Do you have too many incidents where your products are being damaged during shipment? If so, look at reinforcing the product itself or changing the shipping container design to help protect it during transit.
These types of value, engineering investigations could provide substantial shipping cost savings throughout the entire product lifespan.
Next, you can look at your primary shipping patterns. Identify the major city pair shipping routes you use most. As we’ll see in a step further down the list, knowing your customer sales projections and freight shipping requirements for the next year or two can give you a much stronger hand when negotiating lower freight company shipping rates for your higher volume routes.
Finally, look at your customer’s requirements. If you are shipping to a company that has fixed receiving hours (such as a retail company), there may be hefty penalties if your delivery misses the delivery window requirements. In some case, the penalties can be as high as 3% of the PO, which can add up quickly. In these cases, it might make sense to pay a bit more to avoid penalties by shipping via an expedited service that guarantees on-time delivery, especially during bad weather or the holiday shipping season.
2. CREATE EFFICIENT SHIPPING OPERATIONS WITH THE RIGHT PACKING TABLES AND SHIPPING STATION CONFIGURATIONS
When you are looking at the requirements for your shipping operations, don’t overlook how your packing tables and shipping stations are configured.
As we described in our article 10 Speedy Shipping Stations Set Up Tips, you’ll save money and time if you order fulfillment process is organized to avoid any unnecessary bottlenecks.
Packing and shipping personnel will make fewer errors if they have a clean, organized space to work — with the necessary packing supplies and equipment positioned in an easy-to-reach layout configuration.
Talk to your Formaspace Design Consultant about how you can improve the accuracy and throughput of your packing tables and shipping stations. We can also provide a Rapid Plant Assessment that takes a look at all aspects of your facility’s overall production layout and flow.
Whether you are a small company or a major enterprise, we have the experience to help you design a more efficient facility. Not convinced? Just ask one of our many industrial companies, including Kuene + Nagel, Amazon, Dell, Eli Lilly, Ford, Medtronic, and Toyota who have chosen Formaspace for their industrial furniture needs.
3. UNDERSTANDING HOW FREIGHT CATEGORIES AND RATE STRUCTURES AFFECT YOUR SHIPPING COSTS
As you are probably aware, ground transportation is generally divided into two categories:
“Truckload,” as the name implies, is a full truckload of freight, usually loaded with 24 or more pallets, weighing up to 45,000 pounds (or more). A typical truckload shipment travels from your shipping dock directly to the customer without intermediate stops.
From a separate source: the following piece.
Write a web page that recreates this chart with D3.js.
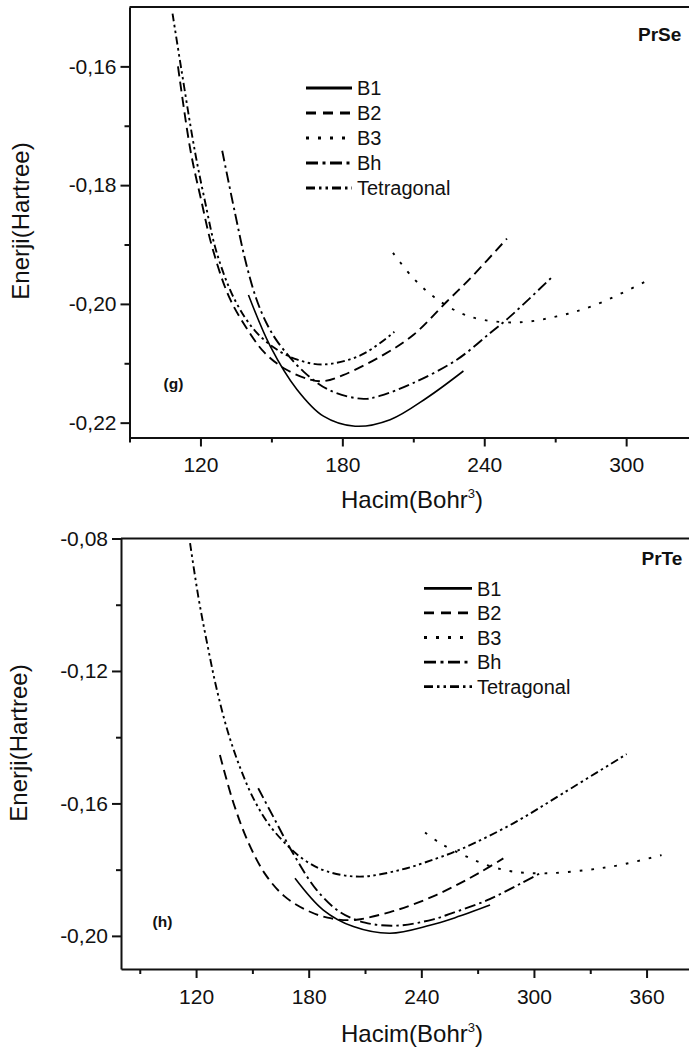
<!DOCTYPE html>
<html>
<head>
<meta charset="utf-8">
<script src="https://cdn.jsdelivr.net/npm/d3@7"></script>
<style>
  body { margin: 0; background: #fff; }
  svg { display: block; }
</style>
</head>
<body>
<svg id="chart" width="689" height="1055"></svg>
<script>
// series, same order in both panels
const seriesNames = ["B1", "B2", "B3", "Bh", "Tetragonal"];

// PrSe: [volume (Bohr^3), energy (Hartree)]
const prSeB1 = [[140.3, -0.1985], [149.5, -0.2071], [160.8, -0.2144], [172, -0.2189], [185.4, -0.2206],
  [200.2, -0.2195], [215.8, -0.2158], [231.2, -0.2113]];
const prSeB2 = [[110.5, -0.1600], [115.8, -0.1742], [120.3, -0.1825], [125, -0.1905], [132.3, -0.1990],
  [141, -0.2050], [147.3, -0.2083], [156, -0.2110], [166, -0.2127], [172, -0.2130], [180.3, -0.2120],
  [197.7, -0.2085], [210.1, -0.2052], [224.2, -0.1996], [234.1, -0.1957], [249.6, -0.1890]];
const prSeB3 = [[201.4, -0.1914], [210.1, -0.1957], [219.3, -0.1990], [229.8, -0.2015], [239.7, -0.2027],
  [255.2, -0.2031], [270.7, -0.2021], [286.2, -0.2003], [310.9, -0.1957]];
const prSeBh = [[129.2, -0.1742], [134.5, -0.1845], [139, -0.1927], [143.5, -0.1990], [148, -0.2033],
  [153, -0.2066], [163.6, -0.2114], [174.9, -0.2146], [189, -0.2160], [195.8, -0.2155], [210.1, -0.2133],
  [228.4, -0.2094], [242.5, -0.2049], [251, -0.2021], [268.6, -0.1955]];
const prSeTet = [[108.2, -0.1511], [112, -0.1607], [117.6, -0.1742], [121.8, -0.1825], [126.9, -0.1914],
  [134.5, -0.1993], [143, -0.2045], [152, -0.2076], [161, -0.2094], [171.9, -0.2102], [188, -0.2086],
  [202, -0.2047]];

const prSeXTicks = [120, 180, 240, 300];
const prSeXMinor = [90, 150, 210, 270, 330];
const prSeYTicks = [-0.22, -0.20, -0.18, -0.16];
const prSeYMinor = [-0.21, -0.19, -0.17];

// PrTe
const prTeB1 = [[172.7, -0.1826], [187.8, -0.1922], [203.8, -0.1972], [223.3, -0.1992], [244.6, -0.1968],
  [258, -0.1945], [276.6, -0.1907]];
const prTeB2 = [[132.7, -0.1454], [140, -0.1600], [148, -0.1720], [157, -0.1815], [167, -0.1880],
  [178, -0.1920], [190, -0.1945], [203.8, -0.1952], [223.3, -0.1928], [235.7, -0.1905], [248.2, -0.1876],
  [260, -0.1843], [271.3, -0.1808], [283.7, -0.1766]];
const prTeB3 = [[242, -0.1688], [250, -0.1720], [262.4, -0.1756], [274.8, -0.1786], [289, -0.1806],
  [306.8, -0.1811], [328.1, -0.1801], [345.8, -0.1786], [368, -0.1756]];
const prTeBh = [[153.1, -0.1554], [161.1, -0.1640], [171.8, -0.1752], [184.2, -0.1861], [196.7, -0.1928],
  [210, -0.1960], [226.9, -0.1969], [246.4, -0.1950], [256, -0.1932], [274.8, -0.1893], [292.6, -0.1843],
  [303.2, -0.1811]];
const prTeTet = [[116.8, -0.0814], [121.2, -0.0976], [126, -0.1120], [131, -0.1255], [137, -0.1385],
  [144, -0.1500], [151, -0.1590], [159, -0.1665], [168.3, -0.1725], [178, -0.1772], [189.6, -0.1805],
  [207.3, -0.1821], [228.6, -0.1801], [248.2, -0.1766], [262.4, -0.1735], [289, -0.1660], [315.6, -0.1569],
  [349.4, -0.1451]];

const prTeXTicks = [120, 180, 240, 300, 360];
const prTeXMinor = [90, 150, 210, 270, 330];
const prTeYTicks = [-0.20, -0.16, -0.12, -0.08];
const prTeYMinor = [-0.18, -0.14, -0.10];

// line styles
const curveDash = { B1: null, B2: "10,5.5", B3: "2.7,9", Bh: "11,4,2.5,4", Tetragonal: "8,3.5,2.5,3.5,2.5,3.5" };
const legendDash = { B1: null, B2: "10,7", B3: "3,9", Bh: "12,4.5,3,4.5", Tetragonal: "9,4,2.5,4,2.5,4" };

const font = "'Liberation Sans', Arial, Helvetica, sans-serif";
const svg = d3.select("#chart");

// comma decimals, plain hyphen
const fmt = d => d3.format(".2f")(d).replace(".", ",").replace("\u2212", "-");

const panels = [
  {
    id: "prse", name: "PrSe", tag: "(g)",
    series: [prSeB1, prSeB2, prSeB3, prSeBh, prSeTet],
    x: d3.scaleLinear().domain([90, 330]).range([129.5, 129.5 + 240 * 2.365]),
    y: d3.scaleLinear().domain([-0.2225, -0.15]).range([437.5, 7]),
    xTicks: prSeXTicks, xMinor: prSeXMinor, yTicks: prSeYTicks, yMinor: prSeYMinor,
    legend: { x0: 306, x1: 352, y0: 88, step: 25 },
    namePos: [638, 40.5], tagPos: [163.5, 388.5],
    yTitle: [29, 221], xTitle: [412, 508]
  },
  {
    id: "prte", name: "PrTe", tag: "(h)",
    series: [prTeB1, prTeB2, prTeB3, prTeBh, prTeTet],
    x: d3.scaleLinear().domain([80, 390]).range([121, 121 + 310 * 1.877]),
    y: d3.scaleLinear().domain([-0.21, -0.08]).range([969, 538.5]),
    xTicks: prTeXTicks, xMinor: prTeXMinor, yTicks: prTeYTicks, yMinor: prTeYMinor,
    legend: { x0: 424, x1: 472, y0: 588.3, step: 24.6 },
    namePos: [641.5, 565], tagPos: [152.5, 927],
    yTitle: [27, 743], xTitle: [412, 1042]
  }
];

panels.forEach(drawPanel);

function styleAxis(sel) {
  sel.attr("font-size", 21).attr("font-family", font);
  sel.selectAll("line, path").attr("stroke", "#111").attr("stroke-width", 2);
  sel.selectAll("text").attr("fill", "#111");
}

function drawPanel(p) {
  const g = svg.append("g");
  const [x0, x1] = p.x.range();
  const [yb, yt] = p.y.range();

  g.append("clipPath").attr("id", "clip-" + p.id)
    .append("rect").attr("x", x0).attr("y", yt).attr("width", x1 - x0).attr("height", yb - yt);

  const line = d3.line()
    .x(d => p.x(d[0]))
    .y(d => p.y(d[1]))
    .curve(d3.curveCatmullRom.alpha(0.5));

  const rows = seriesNames.map((name, i) => ({ name, values: p.series[i] }));

  g.append("g").attr("clip-path", `url(#clip-${p.id})`)
    .selectAll("path")
    .data(rows)
    .join("path")
    .attr("d", d => line(d.values))
    .attr("fill", "none")
    .attr("stroke", "#000")
    .attr("stroke-width", d => d.name === "B1" ? 1.6 : 1.9)
    .attr("stroke-dasharray", d => curveDash[d.name]);

  // minor ticks first, then the labelled ones
  g.append("g").attr("transform", `translate(${x0},0)`)
    .call(d3.axisLeft(p.y).tickValues(p.yMinor).tickSize(5).tickFormat(""))
    .call(styleAxis)
    .call(s => s.select(".domain").remove());
  g.append("g").attr("transform", `translate(${x0},0)`)
    .call(d3.axisLeft(p.y).tickValues(p.yTicks).tickSize(9).tickSizeOuter(0).tickPadding(4).tickFormat(fmt))
    .call(styleAxis);

  g.append("g").attr("transform", `translate(0,${yb})`)
    .call(d3.axisBottom(p.x).tickValues(p.xMinor).tickSize(5).tickFormat(""))
    .call(styleAxis)
    .call(s => s.select(".domain").remove());
  g.append("g").attr("transform", `translate(0,${yb})`)
    .call(d3.axisBottom(p.x).tickValues(p.xTicks).tickSize(9).tickSizeOuter(0).tickPadding(11).tickFormat(d3.format("d")))
    .call(styleAxis);

  // top frame line (right side runs off the picture)
  g.append("line")
    .attr("x1", x0).attr("x2", x1).attr("y1", yt).attr("y2", yt)
    .attr("stroke", "#111").attr("stroke-width", 2);

  // legend
  const lg = g.append("g").selectAll("g").data(seriesNames).join("g")
    .attr("transform", (d, i) => `translate(0,${p.legend.y0 + i * p.legend.step})`);
  lg.append("line")
    .attr("x1", p.legend.x0).attr("x2", p.legend.x1)
    .attr("stroke", "#000").attr("stroke-width", 2.8)
    .attr("stroke-dasharray", d => legendDash[d]);
  lg.append("text")
    .attr("x", p.legend.x1 + 5).attr("dy", "0.36em")
    .attr("font-family", font).attr("font-size", 20).attr("fill", "#111")
    .text(d => d);

  g.append("text")
    .attr("x", p.namePos[0]).attr("y", p.namePos[1])
    .attr("font-family", font).attr("font-size", 19).attr("font-weight", "bold").attr("fill", "#111")
    .text(p.name);
  g.append("text")
    .attr("x", p.tagPos[0]).attr("y", p.tagPos[1])
    .attr("font-family", font).attr("font-size", 15.5).attr("font-weight", "bold").attr("fill", "#111")
    .text(p.tag);

  // axis titles
  g.append("text")
    .attr("transform", `translate(${p.yTitle[0]},${p.yTitle[1]}) rotate(-90)`)
    .attr("text-anchor", "middle")
    .attr("font-family", font).attr("font-size", 24).attr("fill", "#111")
    .text("Enerji(Hartree)");
  const xt = g.append("text")
    .attr("x", p.xTitle[0]).attr("y", p.xTitle[1])
    .attr("text-anchor", "middle")
    .attr("font-family", font).attr("font-size", 24).attr("fill", "#111");
  xt.append("tspan").text("Hacim(Bohr");
  xt.append("tspan").attr("font-size", 13).attr("dy", -10).text("3");
  xt.append("tspan").attr("dy", 10).text(")");
}
</script>
</body>
</html>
“LTL” stands for “less-than-truckload” freight, e.g. a partial shipment that’s typically between 1 and 6 palettes. With LTL, it’s likely your freight may have to be loaded and unloaded (known as ‘touched’) at one or more transfer terminals on the way to your customer delivery.
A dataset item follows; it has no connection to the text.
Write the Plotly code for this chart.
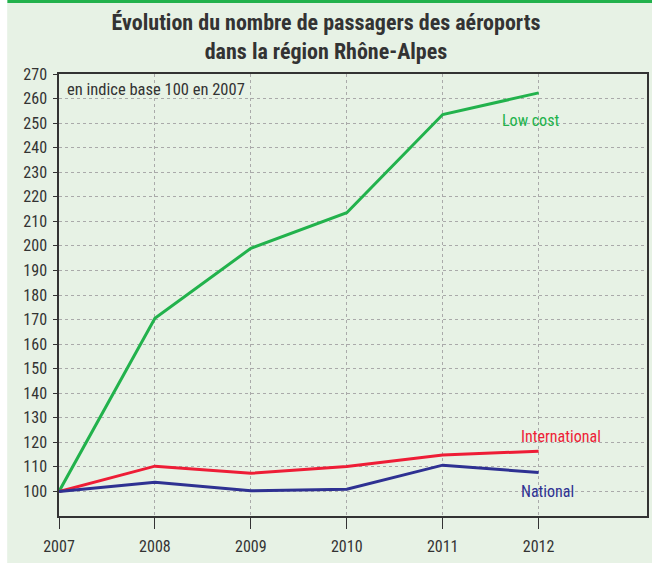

Truckload and LTL shipping rates and freight categories are different as well.
Most LTL shipping rates are regulated by the National Motor Freight Traffic Association (MNFTA). Your total shipping cost is based on a calculation that takes your shipment’s freight classification, weight, density, and delivery distance into account. Since the most recent update in August 2017, there are nearly 140 classifications grouped into an 11-tier system (replacing the previous 9-tiers). Things can get even more complicated when you ship different classed products on a single palette. If this is a common situation for your shipments, it may be advantageous to negotiate a FAK (Freight all Kinds) rate with your carrier that accounts for your mixed shipments.
Full Truckload shipments are not regulated the way LTL shipments are. Instead, full truckload shipping rates on the open market can change on a daily, if not hourly, basis. (We’ll talk about negotiating long-term rates in the next section.)
There is also a concern in the shipping community about increasing freight costs due to new regulations, such as the federally-mandated Electronic Logging Device (ELD), which will be finally phased in (after many extensions) on April 1, 2018. In an attempt to cut down on dangerous truck drivers who drive longer hours than their truck logs indicate, the ELD system monitors the truck engine to create a driver’s hours of service (HOS) record that’s more resistant to tampering than manual record keeping. There is a widespread expectation that this will cause freight rates to rise, as rates will have to reflect the number of hours that drivers are actually driving. There’s also a concern that many truck drivers, and even entire companies, will leave the industry due to this new regulation, which could drive up rates due to reduced overall capacity.
4. GETTING THE BEST DEAL FROM FREIGHT COMPANIES FOR YOUR SHIPPING OPERATIONS
Matt advises taking your time before rushing to use the name-brand carriers, such as FedEx and UPS. Take your time to see how your needs (determined in step 1 above) meet up with their offerings. Remember, they are high-volume companies, and if your shipping needs are different, it might not be a good match.
Before negotiating an agreement with the big carriers, such as FedEx and UPS, you should also take the time to understand how their rates change over time.